→ Written instruction
Leave out the pictures and set down exactly the lines from the start of the listing through the one with "var lastDay = 727;", both included.

→ Provided data
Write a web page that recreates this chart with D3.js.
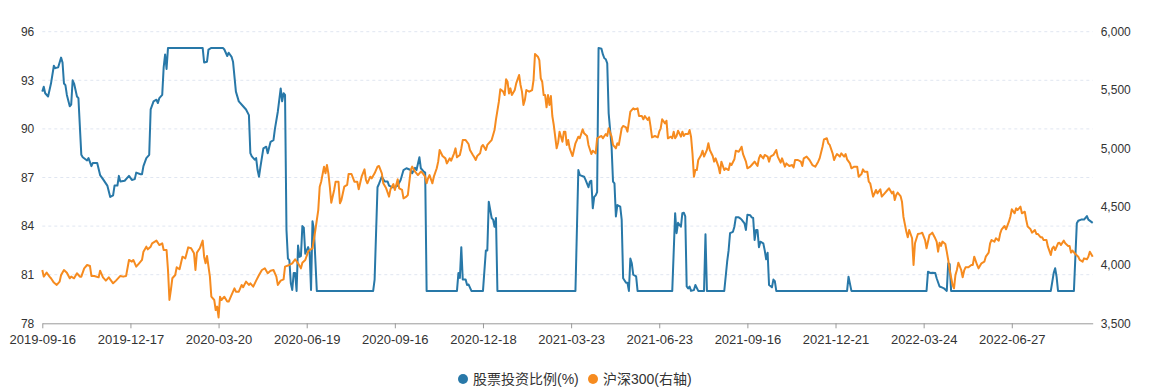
<html>
<head>
<meta charset="utf-8">
<script src="https://d3js.org/d3.v7.min.js"></script>
<style>
    body { margin: 0; background: #fff; }
    text { font-family: "Liberation Sans", "Noto Sans CJK SC", sans-serif; fill: #333; }
</style>
</head>
<body>
<svg width="1163" height="390"></svg>
<script>
// x axis: trading days, one label every 61 days
var tickLabels = ["2019-09-16", "2019-12-17", "2020-03-20", "2020-06-19", "2020-09-16", "2020-12-18",
    "2021-03-23", "2021-06-23", "2021-09-16", "2021-12-21", "2022-03-24", "2022-06-27"];
var tickStep = 61;
var lastDay = 727;

var leftTicks = [78, 81, 84, 87, 90, 93, 96];
var rightTicks = [3500, 4000, 4500, 5000, 5500, 6000];

var legendNames = ["股票投资比例(%)", "沪深300(右轴)"];

// [trading day index, stock ratio %]
var stockRatio = [[0,92.3],[1,92.6],[2,92.2],[4,92.0],[6,92.8],[8,93.9],[9,93.75],[11,93.8],[13,94.4],[14,94.1],
    [15,92.8],[16,92.7],[17,92.1],[19,91.4],[20,91.5],[21,93.0],[22,92.8],[24,92.0],[25,91.9],[27,88.4],
    [28,88.25],[31,88.05],[32,88.2],[34,87.7],[35,87.9],[38,87.9],[40,87.15],[42,86.9],[45,86.5],[47,85.8],
    [49,85.9],[50,86.5],[52,86.5],[53,87.1],[54,86.75],[57,86.8],[60,87.1],[62,86.85],[64,86.9],[65,87.3],
    [68,87.2],[69,87.2],[70,87.7],[72,88.2],[74,88.4],[75,91.2],[77,91.7],[79,91.8],[80,91.6],[81,91.9],
    [83,92.1],[84,93.8],[85,94.6],[86,93.7],[87,95.0],[111,95.0],[112,94.1],[114,94.15],[115,94.9],[117,95.0],
    [125,95.0],[126,94.9],[128,94.5],[129,94.7],[131,94.45],[132,94.15],[134,92.3],[136,91.7],[139,91.4],[141,91.2],
    [143,90.85],[144,88.5],[145,88.3],[147,88.1],[148,88.2],[149,87.46],[150,87.05],[151,87.67],[153,88.8],[155,88.9],
    [156,88.5],[158,89.2],[160,89.3],[161,90.0],[163,91.06],[165,92.5],[166,91.7],[167,92.2],[168,92.1],[169,83.76],
    [170,82.0],[171,81.9],[172,80.47],[173,80.06],[174,81.1],[175,81.1],[176,80.0],[177,82.8],[178,82.1],[179,82.15],
    [180,84.0],[181,83.9],[182,82.3],[184,82.7],[185,82.4],[186,80.06],[187,84.3],[188,83.76],[190,80.0],[229,80.0],
    [230,80.7],[232,86.4],[233,86.6],[235,87.05],[237,86.75],[239,86.75],[240,86.5],[242,86.4],[244,86.4],[246,86.5],
    [248,86.85],[250,87.46],[252,87.57],[255,87.46],[256,87.26],[258,87.6],[259,87.46],[261,88.25],[262,87.57],[264,87.36],
    [265,87.3],[266,80.0],[287,80.0],[288,81.1],[289,80.8],[290,82.7],[291,80.7],[293,80.7],[294,80.36],[295,80.4],
    [297,80.0],[305,80.0],[307,82.5],[308,82.5],[309,85.5],[311,84.5],[312,84.4],[313,83.96],[314,84.5],[315,80.0],
    [369,80.0],[371,87.46],[372,87.15],[375,87.05],[376,86.85],[378,86.4],[379,86.75],[380,86.8],[381,85.1],[382,85.8],
    [383,85.9],[384,86.1],[385,95.0],[387,94.95],[388,94.6],[389,94.36],[390,94.3],[391,94.05],[392,90.96],[394,88.9],
    [395,86.75],[396,86.64],[397,84.6],[398,85.3],[400,85.2],[401,84.4],[402,80.78],[404,80.5],[405,80.5],[406,80.0],
    [407,82.0],[408,81.7],[409,81.0],[411,80.9],[412,80.0],[436,80.0],[438,84.8],[439,83.56],[440,84.2],[442,83.96],
    [443,84.8],[444,84.83],[445,84.6],[446,80.27],[447,80.15],[448,80.27],[449,80.0],[451,80.05],[452,80.36],[454,80.0],
    [458,80.0],[459,83.5],[460,80.0],[472,80.0],[474,81.8],[475,82.5],[476,83.56],[478,83.65],[479,83.96],[480,84.54],
    [482,84.54],[483,84.48],[484,84.4],[486,84.17],[487,83.76],[488,84.7],[490,84.67],[491,84.54],[492,84.5],[493,83.14],
    [494,83.76],[495,83.76],[496,82.7],[497,83.04],[499,82.94],[500,82.5],[501,81.95],[502,82.36],[503,80.36],[505,80.22],
    [506,80.7],[507,80.6],[508,80.0],[557,80.0],[558,80.88],[560,80.0],[612,80.0],[613,81.18],[615,81.1],[616,81.12],
    [618,81.1],[619,80.78],[621,80.27],[623,80.2],[624,80.16],[626,80.0],[627,81.7],[628,81.65],[629,80.0],[698,80.0],
    [700,81.1],[701,81.4],[702,80.88],[703,80.0],[714,80.0],[716,84.17],[717,84.33],[719,84.4],[721,84.4],[723,84.62],
    [724,84.4],[727,84.2]];

// [trading day index, CSI 300 close]
var csi300 = [[0,3957],[1,3900],[3,3934],[5,3900],[6,3886],[8,3849],[10,3829],[12,3857],[13,3914],[15,3957],
    [17,3934],[19,3886],[20,3900],[22,3886],[24,3929],[26,3900],[27,3900],[29,3971],[31,4000],[33,3991],
    [34,3906],[36,3906],[39,3894],[40,3951],[42,3894],[44,3866],[46,3894],[47,3877],[49,3843],[51,3866],
    [54,3906],[56,3900],[58,3906],[60,4043],[62,4028],[63,4043],[65,3986],[67,4014],[69,4043],[70,4114],
    [72,4157],[73,4134],[75,4157],[76,4186],[79,4209],[81,4171],[83,4186],[84,4128],[86,4128],[87,3957],
    [88,3700],[89,3786],[90,3886],[92,3914],[93,3980],[95,3963],[97,4071],[99,4057],[101,4151],[103,4143],
    [105,4100],[106,3957],[107,4106],[109,4143],[111,4209],[112,4071],[113,4014],[114,4077],[116,3900],[117,3728],
    [119,3700],[120,3614],[121,3643],[122,3550],[123,3728],[124,3700],[126,3728],[128,3686],[129,3686],[131,3743],
    [133,3800],[134,3771],[136,3771],[138,3829],[139,3809],[141,3857],[143,3829],[144,3843],[146,3814],[148,3866],
    [150,3914],[152,3957],[154,3971],[156,3929],[158,3951],[160,3957],[162,3900],[163,3829],[165,3866],[167,3877],
    [168,3986],[171,4000],[173,4014],[175,4049],[177,4014],[179,3971],[180,4020],[182,4043],[184,4114],[185,4128],
    [187,4143],[189,4300],[191,4471],[192,4671],[193,4714],[195,4843],[196,4786],[197,4857],[198,4786],[199,4671],
    [200,4534],[202,4643],[203,4714],[205,4714],[206,4529],[207,4557],[209,4671],[211,4686],[212,4780],[214,4780],
    [216,4714],[218,4714],[219,4649],[221,4757],[223,4820],[224,4729],[225,4700],[227,4757],[228,4743],[230,4786],
    [232,4843],[233,4849],[235,4786],[236,4700],[238,4657],[240,4586],[241,4650],[243,4694],[244,4643],[246,4734],
    [247,4657],[249,4643],[250,4571],[252,4586],[253,4600],[255,4814],[256,4843],[258,4800],[260,4771],[262,4800],
    [263,4791],[265,4757],[266,4700],[267,4743],[268,4771],[270,4700],[271,4757],[273,4829],[274,4886],[275,4986],
    [277,4934],[279,4914],[280,4871],[282,4914],[283,4894],[285,4957],[286,5000],[287,4923],[289,4943],[290,4999],
    [291,5071],[293,5071],[295,5037],[296,4986],[298,4943],[299,4923],[300,4900],[301,4934],[303,4957],[304,5014],
    [305,5029],[307,4986],[308,5029],[310,5057],[311,5071],[313,5157],[314,5249],[316,5400],[317,5506],[319,5486],
    [320,5457],[321,5592],[322,5571],[323,5471],[324,5514],[325,5457],[327,5500],[328,5557],[330,5629],[331,5543],
    [332,5486],[333,5372],[334,5414],[335,5500],[337,5486],[339,5500],[340,5586],[341,5809],[343,5786],[344,5757],
    [345,5600],[346,5571],[347,5457],[348,5457],[349,5352],[350,5457],[351,5372],[352,5449],[353,5277],[354,5200],
    [356,5000],[357,5049],[358,5143],[360,5057],[361,5143],[362,5143],[363,5029],[364,5071],[365,5000],[367,4934],
    [369,5043],[370,5071],[371,5100],[372,5086],[374,5163],[375,5129],[377,5106],[378,5029],[380,4951],[381,4980],
    [383,4957],[384,5086],[386,5100],[387,5106],[388,5086],[390,5123],[391,5106],[392,5172],[394,5100],[395,5029],
    [397,5000],[398,5043],[399,5029],[401,5172],[402,5192],[404,5180],[405,5143],[407,5314],[409,5343],[410,5334],
    [412,5343],[413,5277],[415,5277],[416,5249],[417,5277],[419,5243],[420,5266],[421,5186],[422,5094],[424,5106],
    [426,5094],[427,5143],[428,5172],[429,5249],[431,5214],[432,5237],[433,5086],[435,5100],[436,5086],[437,5143],
    [438,5086],[439,5106],[440,5151],[442,5100],[443,5143],[444,5106],[445,5123],[447,5123],[448,5157],[449,5100],
    [450,4957],[451,4757],[452,4814],[453,4814],[454,4900],[456,4943],[457,4980],[458,4929],[460,4986],[461,5043],
    [462,4986],[464,4934],[465,4886],[466,4914],[468,4843],[469,4786],[470,4886],[472,4814],[473,4829],[475,4814],
    [476,4871],[477,4857],[479,4906],[480,4980],[482,4971],[483,4991],[484,5014],[485,4950],[487,4886],[488,4829],
    [490,4843],[491,4857],[493,4886],[495,4849],[496,4914],[497,4943],[499,4914],[500,4943],[502,4929],[503,4886],
    [504,4929],[506,4943],[508,4986],[509,4929],[511,4877],[512,4914],[514,4843],[515,4871],[517,4849],[519,4857],
    [520,4837],[521,4900],[523,4900],[525,4886],[526,4849],[527,4914],[529,4929],[531,4900],[533,4857],[535,4843],
    [537,4886],[538,4914],[540,5014],[541,5077],[543,5086],[544,5043],[545,5029],[547,4957],[548,4900],[549,4929],
    [550,4951],[552,4929],[553,4957],[555,4929],[556,4951],[557,4906],[559,4871],[560,4829],[562,4843],[564,4843],
    [565,4757],[567,4780],[568,4820],[569,4800],[571,4800],[572,4714],[573,4700],[574,4643],[575,4586],[577,4643],
    [578,4614],[580,4649],[581,4586],[583,4614],[585,4643],[586,4657],[588,4614],[589,4630],[590,4557],[591,4600],
    [592,4620],[594,4591],[595,4543],[596,4414],[598,4286],[599,4237],[600,4300],[602,4229],[603,4000],[604,4186],
    [606,4266],[608,4271],[609,4277],[611,4214],[612,4143],[614,4257],[615,4266],[616,4277],[618,4229],[619,4200],
    [620,4114],[621,4191],[622,4163],[623,4200],[625,4180],[626,4114],[627,4043],[628,3957],[630,3829],[631,3800],
    [632,3914],[633,3957],[634,4020],[636,3957],[637,3894],[638,3951],[639,3980],[641,3980],[643,4000],[644,4000],
    [645,4071],[647,4000],[648,3971],[650,4014],[652,4028],[653,4071],[655,4106],[656,4186],[657,4214],[659,4200],
    [660,4229],[662,4209],[663,4271],[664,4306],[666,4334],[667,4306],[669,4371],[670,4414],[671,4477],[673,4443],
    [674,4486],[675,4471],[677,4500],[678,4443],[680,4457],[681,4386],[682,4329],[684,4306],[685,4277],[687,4300],
    [688,4266],[689,4266],[691,4237],[692,4237],[693,4214],[695,4214],[696,4157],[698,4086],[699,4143],[700,4157],
    [701,4128],[703,4186],[704,4191],[705,4171],[707,4209],[708,4186],[710,4163],[711,4163],[712,4106],[713,4123],
    [715,4094],[717,4071],[718,4043],[720,4028],[721,4057],[723,4049],[724,4071],[725,4114],[727,4071]];

var colors = ["#2878a8", "#f68b1f"];

var padLeft = 42.3, padRight = 1092.7, padTop = 31.7, padBottom = 323.3;

var svg = d3.select("svg");

var x = d3.scaleLinear().domain([0, lastDay]).range([padLeft, padRight]);
var yL = d3.scaleLinear().domain([78, 96]).range([padBottom, padTop]);
var yR = d3.scaleLinear().domain([3500, 6000]).range([padBottom, padTop]);

// grid lines
svg.append("g")
    .selectAll("line")
    .data(leftTicks.slice(1))
    .enter()
    .append("line")
    .attr("x1", padLeft)
    .attr("x2", padRight)
    .attr("y1", function(d) { return yL(d); })
    .attr("y2", function(d) { return yL(d); })
    .attr("stroke", "#e0e6f1")
    .attr("stroke-dasharray", "3,3");

// x axis
var xAxis = d3.axisBottom(x)
    .tickValues(tickLabels.map(function(d, i) { return i * tickStep; }))
    .tickFormat(function(d) { return tickLabels[d / tickStep]; })
    .tickSize(5)
    .tickSizeOuter(0)
    .tickPadding(6);

var gx = svg.append("g")
    .attr("transform", "translate(0," + padBottom + ")")
    .call(xAxis);
gx.selectAll("path, line").attr("stroke", "#9a9a9a");
gx.selectAll("text").attr("font-size", "13px").attr("fill", "#333")
    .style("font-family", "'Liberation Sans', sans-serif");

// left axis
var gl = svg.append("g")
    .attr("transform", "translate(" + padLeft + ",0)")
    .call(d3.axisLeft(yL).tickValues(leftTicks).tickSize(0).tickPadding(8));
gl.select(".domain").remove();
gl.selectAll("text").attr("font-size", "12px").attr("fill", "#333")
    .style("font-family", "'Liberation Sans', sans-serif");

// right axis
var gr = svg.append("g")
    .attr("transform", "translate(" + padRight + ",0)")
    .call(d3.axisRight(yR).tickValues(rightTicks).tickSize(0).tickPadding(8).tickFormat(d3.format(",")));
gr.select(".domain").remove();
gr.selectAll("text").attr("font-size", "12px").attr("fill", "#333")
    .style("font-family", "'Liberation Sans', sans-serif");

// lines
var lineL = d3.line()
    .x(function(d) { return x(d[0]); })
    .y(function(d) { return yL(d[1]); });
var lineR = d3.line()
    .x(function(d) { return x(d[0]); })
    .y(function(d) { return yR(d[1]); });

svg.append("path")
    .datum(stockRatio)
    .attr("d", lineL)
    .attr("fill", "none")
    .attr("stroke", colors[0])
    .attr("stroke-width", 2)
    .attr("stroke-linejoin", "round");

svg.append("path")
    .datum(csi300)
    .attr("d", lineR)
    .attr("fill", "none")
    .attr("stroke", colors[1])
    .attr("stroke-width", 2)
    .attr("stroke-linejoin", "round");

// legend
var legendX = [463, 593];
var legend = svg.append("g")
    .selectAll("g")
    .data(legendNames)
    .enter()
    .append("g")
    .attr("transform", function(d, i) { return "translate(" + legendX[i] + ",379)"; });

legend.append("circle")
    .attr("r", 5)
    .attr("fill", function(d, i) { return colors[i]; });

legend.append("text")
    .attr("x", 10)
    .attr("dy", "0.36em")
    .attr("font-size", "14px")
    .text(function(d) { return d; });
</script>
</body>
</html>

→ Complete response
Write a web page that recreates this chart with D3.js.
<html>
<head>
<meta charset="utf-8">
<script src="https://d3js.org/d3.v7.min.js"></script>
<style>
    body { margin: 0; background: #fff; }
    text { font-family: "Liberation Sans", "Noto Sans CJK SC", sans-serif; fill: #333; }
</style>
</head>
<body>
<svg width="1163" height="390"></svg>
<script>
// x axis: trading days, one label every 61 days
var tickLabels = ["2019-09-16", "2019-12-17", "2020-03-20", "2020-06-19", "2020-09-16", "2020-12-18",
    "2021-03-23", "2021-06-23", "2021-09-16", "2021-12-21", "2022-03-24", "2022-06-27"];
var tickStep = 61;
var lastDay = 727;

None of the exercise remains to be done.